A few years ago, Bill and I had dinner in the City with his friend Big Mac and his daughter, and it was an early dinner. I had one cup of coffee around 7:00 PM, and at 1:00 AM, I was unable to sleep. It reinforced the concept of no coffee in the PM time frame. And I’ve been good with it mostly. Maybe a can of soda every now and then, but nothing too much.

It is cold. Winter has arrived, though it is unofficial. This is the fall, autumn. What all those people wanted when they stated in September how much they like the fall, “The leaves are turning color”. It does not last, and now the trees are barren and looking skeletal. The days are getting shorter.

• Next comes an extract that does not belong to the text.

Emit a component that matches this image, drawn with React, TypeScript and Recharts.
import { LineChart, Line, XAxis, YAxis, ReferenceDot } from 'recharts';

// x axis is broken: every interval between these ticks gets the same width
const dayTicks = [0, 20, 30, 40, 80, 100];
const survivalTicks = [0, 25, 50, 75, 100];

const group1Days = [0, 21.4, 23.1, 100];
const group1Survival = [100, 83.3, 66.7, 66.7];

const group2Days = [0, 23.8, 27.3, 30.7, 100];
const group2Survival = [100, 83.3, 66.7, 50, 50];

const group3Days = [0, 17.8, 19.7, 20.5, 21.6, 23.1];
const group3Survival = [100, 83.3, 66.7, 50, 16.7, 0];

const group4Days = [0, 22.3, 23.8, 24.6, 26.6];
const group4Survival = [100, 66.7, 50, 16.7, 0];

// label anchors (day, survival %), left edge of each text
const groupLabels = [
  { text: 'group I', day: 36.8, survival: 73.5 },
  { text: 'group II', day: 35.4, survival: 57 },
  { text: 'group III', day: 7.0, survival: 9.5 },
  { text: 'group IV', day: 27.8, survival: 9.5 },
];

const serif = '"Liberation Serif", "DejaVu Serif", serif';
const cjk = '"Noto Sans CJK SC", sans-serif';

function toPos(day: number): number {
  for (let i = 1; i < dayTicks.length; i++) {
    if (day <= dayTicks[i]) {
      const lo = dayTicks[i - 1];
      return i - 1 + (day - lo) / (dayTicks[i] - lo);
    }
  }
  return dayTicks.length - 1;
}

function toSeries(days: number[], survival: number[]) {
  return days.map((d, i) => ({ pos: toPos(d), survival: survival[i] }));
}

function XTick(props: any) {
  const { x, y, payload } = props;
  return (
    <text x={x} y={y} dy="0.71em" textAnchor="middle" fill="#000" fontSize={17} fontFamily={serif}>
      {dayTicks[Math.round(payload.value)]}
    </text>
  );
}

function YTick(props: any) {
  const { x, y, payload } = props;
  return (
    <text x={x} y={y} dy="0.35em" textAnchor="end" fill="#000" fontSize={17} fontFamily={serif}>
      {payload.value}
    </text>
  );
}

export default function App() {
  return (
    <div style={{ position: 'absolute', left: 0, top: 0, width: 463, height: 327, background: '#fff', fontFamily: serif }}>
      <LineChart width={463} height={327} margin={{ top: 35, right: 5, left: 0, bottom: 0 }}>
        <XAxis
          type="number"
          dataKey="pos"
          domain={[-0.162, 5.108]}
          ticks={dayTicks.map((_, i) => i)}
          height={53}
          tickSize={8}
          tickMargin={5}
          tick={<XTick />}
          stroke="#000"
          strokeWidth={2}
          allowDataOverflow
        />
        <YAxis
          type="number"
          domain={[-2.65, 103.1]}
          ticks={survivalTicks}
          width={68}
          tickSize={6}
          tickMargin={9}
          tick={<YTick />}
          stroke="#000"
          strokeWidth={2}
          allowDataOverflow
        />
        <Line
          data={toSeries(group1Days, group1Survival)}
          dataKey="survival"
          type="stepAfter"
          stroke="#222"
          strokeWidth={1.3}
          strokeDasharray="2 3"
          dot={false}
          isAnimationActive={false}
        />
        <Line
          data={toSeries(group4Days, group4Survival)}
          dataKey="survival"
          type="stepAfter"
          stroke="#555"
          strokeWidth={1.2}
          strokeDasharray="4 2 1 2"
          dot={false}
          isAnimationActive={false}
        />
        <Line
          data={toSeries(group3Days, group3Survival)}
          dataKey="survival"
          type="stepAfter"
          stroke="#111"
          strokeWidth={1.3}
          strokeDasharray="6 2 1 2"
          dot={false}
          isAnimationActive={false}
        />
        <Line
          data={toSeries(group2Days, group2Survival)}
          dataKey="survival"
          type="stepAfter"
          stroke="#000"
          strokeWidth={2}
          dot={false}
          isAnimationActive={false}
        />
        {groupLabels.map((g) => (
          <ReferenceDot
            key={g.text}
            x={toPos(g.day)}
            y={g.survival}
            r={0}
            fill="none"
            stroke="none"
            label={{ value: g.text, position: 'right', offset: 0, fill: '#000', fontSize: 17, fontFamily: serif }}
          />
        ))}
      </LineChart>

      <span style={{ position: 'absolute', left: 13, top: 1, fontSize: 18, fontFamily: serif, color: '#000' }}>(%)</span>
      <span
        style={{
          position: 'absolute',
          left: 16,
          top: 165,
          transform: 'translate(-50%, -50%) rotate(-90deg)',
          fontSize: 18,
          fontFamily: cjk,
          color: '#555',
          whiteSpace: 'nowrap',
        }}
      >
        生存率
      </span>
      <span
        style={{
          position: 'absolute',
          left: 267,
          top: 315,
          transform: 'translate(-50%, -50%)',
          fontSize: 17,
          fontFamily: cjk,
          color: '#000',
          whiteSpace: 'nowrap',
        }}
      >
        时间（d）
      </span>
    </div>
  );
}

The good and faithful Pixel 6a is en route to its final destination. I ordered a cover for the Pixel 9a, but I think my eyes might’ve been a bit bloodshot, and I wound up ordering a case for the Pixel 6a, which I do not have anymore. I found that out when I went to pick up the new case, and when I opened it, I saw Pixel 6a on the box. I checked the order, and it also said Pixel 6a. I can be so dumb.

Not the end of the world, and I just checked once again to see if I ordered the correct case for the Pixel 9A. I did, but I will more than likely check again and again until it gets delivered to me at my job on Monday. Is that OCD?

Last night I texted Kimberly and Anise and asked each of them to reply as I had a quick question. Neither one did. There was a monthly team meeting scheduled and I was going to ask Kimberly & Anise what time the meeting starts. With no reply, I arrived early enough to have a bagel & coffee and then sat in the conference room waiting for Yancy and the workmates to arrive and they never did.

I headed to Anise’s desk and found that Yancy had cancelled the meeting yesterday. The cancellation was made on the office calendar. No email or text stating the meeting was cancelled. So it was a walk from 31st Street to 14th Street in the cold morning. As long as one is dressed properly and has a destination, I did not think it was so bad, and it wasn’t.